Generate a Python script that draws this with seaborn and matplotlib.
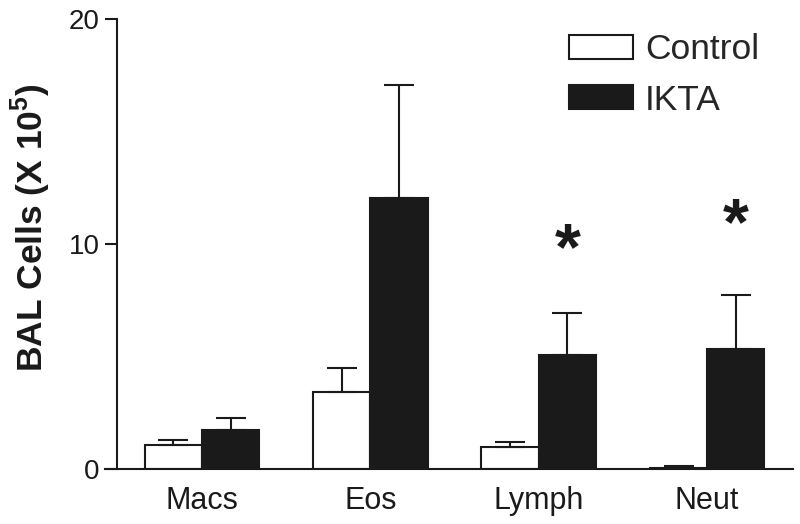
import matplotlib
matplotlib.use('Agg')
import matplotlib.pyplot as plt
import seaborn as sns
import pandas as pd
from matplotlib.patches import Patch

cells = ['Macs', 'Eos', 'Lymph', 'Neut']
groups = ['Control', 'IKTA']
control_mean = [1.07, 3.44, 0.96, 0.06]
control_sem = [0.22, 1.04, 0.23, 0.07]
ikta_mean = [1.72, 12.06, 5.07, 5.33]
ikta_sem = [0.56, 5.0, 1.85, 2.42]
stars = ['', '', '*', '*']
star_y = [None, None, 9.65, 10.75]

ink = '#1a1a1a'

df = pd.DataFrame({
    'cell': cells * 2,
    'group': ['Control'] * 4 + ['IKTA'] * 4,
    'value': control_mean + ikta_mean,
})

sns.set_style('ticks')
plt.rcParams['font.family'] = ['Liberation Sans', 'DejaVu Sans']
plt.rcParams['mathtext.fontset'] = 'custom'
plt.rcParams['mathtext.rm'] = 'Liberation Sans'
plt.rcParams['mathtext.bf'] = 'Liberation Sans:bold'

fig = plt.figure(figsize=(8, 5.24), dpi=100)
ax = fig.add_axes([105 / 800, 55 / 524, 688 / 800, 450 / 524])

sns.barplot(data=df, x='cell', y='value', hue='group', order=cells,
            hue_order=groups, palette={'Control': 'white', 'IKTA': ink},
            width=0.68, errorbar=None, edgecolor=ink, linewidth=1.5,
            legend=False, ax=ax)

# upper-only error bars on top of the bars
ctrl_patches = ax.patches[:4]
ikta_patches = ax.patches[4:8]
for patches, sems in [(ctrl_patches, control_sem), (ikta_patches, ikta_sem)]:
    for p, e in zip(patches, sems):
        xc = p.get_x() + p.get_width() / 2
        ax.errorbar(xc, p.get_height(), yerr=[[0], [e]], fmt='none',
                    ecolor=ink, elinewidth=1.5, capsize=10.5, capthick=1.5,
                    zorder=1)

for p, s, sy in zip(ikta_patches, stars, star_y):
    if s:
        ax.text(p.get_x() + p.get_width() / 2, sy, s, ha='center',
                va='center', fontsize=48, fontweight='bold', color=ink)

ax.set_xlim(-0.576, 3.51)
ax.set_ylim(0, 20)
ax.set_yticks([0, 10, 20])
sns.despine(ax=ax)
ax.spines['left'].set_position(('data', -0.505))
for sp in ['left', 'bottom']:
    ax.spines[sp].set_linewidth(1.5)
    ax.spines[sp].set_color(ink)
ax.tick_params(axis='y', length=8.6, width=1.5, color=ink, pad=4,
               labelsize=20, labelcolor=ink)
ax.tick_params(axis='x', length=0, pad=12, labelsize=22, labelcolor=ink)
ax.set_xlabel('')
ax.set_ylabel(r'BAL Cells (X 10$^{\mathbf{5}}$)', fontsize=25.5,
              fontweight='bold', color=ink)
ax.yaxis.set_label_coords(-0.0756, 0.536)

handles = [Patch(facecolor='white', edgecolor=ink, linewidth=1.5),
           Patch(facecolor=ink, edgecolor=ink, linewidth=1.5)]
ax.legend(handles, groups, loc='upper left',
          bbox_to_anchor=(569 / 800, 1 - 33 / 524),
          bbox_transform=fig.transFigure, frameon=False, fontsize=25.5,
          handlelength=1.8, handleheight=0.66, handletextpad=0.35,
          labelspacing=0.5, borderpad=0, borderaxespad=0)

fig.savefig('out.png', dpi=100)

####################

**INSTRUCTIONS FOR THE TASK:** Quote each line of the listing exactly, but leave the pictures out.

**WRITTEN RESPONSE:**
Generate a Python script that draws this with seaborn and matplotlib.
import matplotlib
matplotlib.use('Agg')
import matplotlib.pyplot as plt
import seaborn as sns
import pandas as pd
from matplotlib.patches import Patch

cells = ['Macs', 'Eos', 'Lymph', 'Neut']
groups = ['Control', 'IKTA']
control_mean = [1.07, 3.44, 0.96, 0.06]
control_sem = [0.22, 1.04, 0.23, 0.07]
ikta_mean = [1.72, 12.06, 5.07, 5.33]
ikta_sem = [0.56, 5.0, 1.85, 2.42]
stars = ['', '', '*', '*']
star_y = [None, None, 9.65, 10.75]

ink = '#1a1a1a'

df = pd.DataFrame({
    'cell': cells * 2,
    'group': ['Control'] * 4 + ['IKTA'] * 4,
    'value': control_mean + ikta_mean,
})

sns.set_style('ticks')
plt.rcParams['font.family'] = ['Liberation Sans', 'DejaVu Sans']
plt.rcParams['mathtext.fontset'] = 'custom'
plt.rcParams['mathtext.rm'] = 'Liberation Sans'
plt.rcParams['mathtext.bf'] = 'Liberation Sans:bold'

fig = plt.figure(figsize=(8, 5.24), dpi=100)
ax = fig.add_axes([105 / 800, 55 / 524, 688 / 800, 450 / 524])

sns.barplot(data=df, x='cell', y='value', hue='group', order=cells,
            hue_order=groups, palette={'Control': 'white', 'IKTA': ink},
            width=0.68, errorbar=None, edgecolor=ink, linewidth=1.5,
            legend=False, ax=ax)

# upper-only error bars on top of the bars
ctrl_patches = ax.patches[:4]
ikta_patches = ax.patches[4:8]
for patches, sems in [(ctrl_patches, control_sem), (ikta_patches, ikta_sem)]:
    for p, e in zip(patches, sems):
        xc = p.get_x() + p.get_width() / 2
        ax.errorbar(xc, p.get_height(), yerr=[[0], [e]], fmt='none',
                    ecolor=ink, elinewidth=1.5, capsize=10.5, capthick=1.5,
                    zorder=1)

for p, s, sy in zip(ikta_patches, stars, star_y):
    if s:
        ax.text(p.get_x() + p.get_width() / 2, sy, s, ha='center',
                va='center', fontsize=48, fontweight='bold', color=ink)

ax.set_xlim(-0.576, 3.51)
ax.set_ylim(0, 20)
ax.set_yticks([0, 10, 20])
sns.despine(ax=ax)
ax.spines['left'].set_position(('data', -0.505))
for sp in ['left', 'bottom']:
    ax.spines[sp].set_linewidth(1.5)
    ax.spines[sp].set_color(ink)
ax.tick_params(axis='y', length=8.6, width=1.5, color=ink, pad=4,
               labelsize=20, labelcolor=ink)
ax.tick_params(axis='x', length=0, pad=12, labelsize=22, labelcolor=ink)
ax.set_xlabel('')
ax.set_ylabel(r'BAL Cells (X 10$^{\mathbf{5}}$)', fontsize=25.5,
              fontweight='bold', color=ink)
ax.yaxis.set_label_coords(-0.0756, 0.536)

handles = [Patch(facecolor='white', edgecolor=ink, linewidth=1.5),
           Patch(facecolor=ink, edgecolor=ink, linewidth=1.5)]
ax.legend(handles, groups, loc='upper left',
          bbox_to_anchor=(569 / 800, 1 - 33 / 524),
          bbox_transform=fig.transFigure, frameon=False, fontsize=25.5,
          handlelength=1.8, handleheight=0.66, handletextpad=0.35,
          labelspacing=0.5, borderpad=0, borderaxespad=0)

fig.savefig('out.png', dpi=100)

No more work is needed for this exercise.